Por Francisco Febres Cordero
¿Es que no sabes que los
sábados está prohibido comer cebiche? El muchacho bajó la cabeza y
respondió: “Bueno, entonces pidamos pizza”.
Me contaba un amigo que un sábado cualquiera, ante la eterna
disyuntiva familiar de ¿y ahora qué almorzamos?, su hijo adolescente
votó por el cebiche. Entonces a la madre le nació una respuesta dictada
por sus ganas de fregar: ¿Es que no sabes que los sábados está prohibido
comer cebiche? El muchacho bajó la cabeza y respondió: “Bueno, entonces
pidamos pizza”.
Si por lo menos el chico hubiera inquirido quién
carajos había prohibido comer cebiche los sábados, habría denotado
cierta actitud de rebeldía. Pero, curiosamente, su sumisión fue total,
absoluta: alguien, en algún lugar ignoto, impone las reglas, y estas son
de tal naturaleza que hay que acatarlas sin preguntar ni, peor,
replicar.
El padre del mozalbete estaba desconcertado.

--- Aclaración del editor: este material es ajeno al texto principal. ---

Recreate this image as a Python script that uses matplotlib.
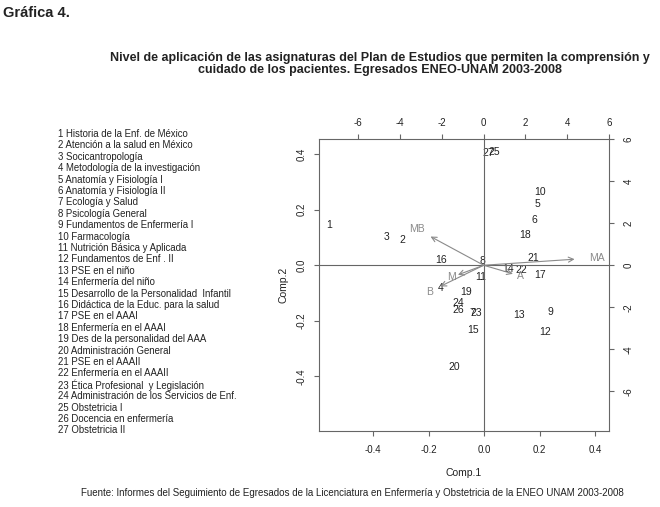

Él, que en
su juventud había protestado ante cualquier signo de imposición, que
había buscado afanosamente todos los espacios para ejercer su libertad,
que había sido un permanente transgresor, no alcanzaba a entender cómo
su hijo, ante la broma de su madre, bajó la cabeza en lugar de levantar
el puño.
Son esos, tal vez, los signos de los nuevos tiempos.
Esto
también, al principio, nos pareció una mala broma: un día apareció la
prohibición de beber cerveza los domingos, con el argumento de que con
esa medida bajarían los índices de criminalidad en el país. Lo terrible
fue que, como el muchacho del cebiche, bajamos la cabeza y acatamos esa
norma impuesta por la prepotencia. Una regla tan absurda ¿obedeció tal
vez a la mentalidad puritana y obtusa de quien se la inventó o, por el
contrario, respondía a una política de más largo valiento que intentaba
regular nuestro comportamiento hasta en los asuntos más personales,
íntimos y baladíes?
Después, el miedo. El miedo a la sanción. La
existencia de una autoridad omnímoda que va, poco a poco, reglando
nuestros actos, restringiendo nuestra voluntad, mermando nuestra
potestad de hacer.
Y, entonces, el silencio. Ese territorio cruel
que nos sepulta y, de seres de carne y hueso, nos convierte en
fantasmas, seres incorpóreos, enmudecidos y enceguecidos: no vemos lo
que vemos, no hablamos sobre lo que escuchamos, no opinamos sobre lo que
sentimos.Sumisamente, nos recluimos en un espacio en el cual la
realidad se reduce al ámbito personal, con prescindencia de todo lo que
nos envuelve.
Son signos de los tiempos. Alzar la voz, decir lo
que uno piensa merece la réplica feroz de la autoridad suprema, que se
ha erigido en dueña de la verdad, de la razón, y a la que hay que
demostrar no solo respeto, sino, sobre todo, obsecuencia. Ejecutar
cualquier acto que manifieste inconformidad, peor si es con un puño
levantado, tiene como réplica la acusación de rebelión o terrorismo que
termina con nuestros huesos a la cárcel.
Nos encaminan en columna
hacia donde la autoridad más alta del Estado considera que debemos ir, y
hacia allá vamos, en silencio y temblorosos.
¿Y el cebiche? Ojalá
que lo que comenzó siendo una broma familiar no se haga realidad nunca
de los nuncas y podamos seguir comiendo cebiche… aunque sea sin cerveza.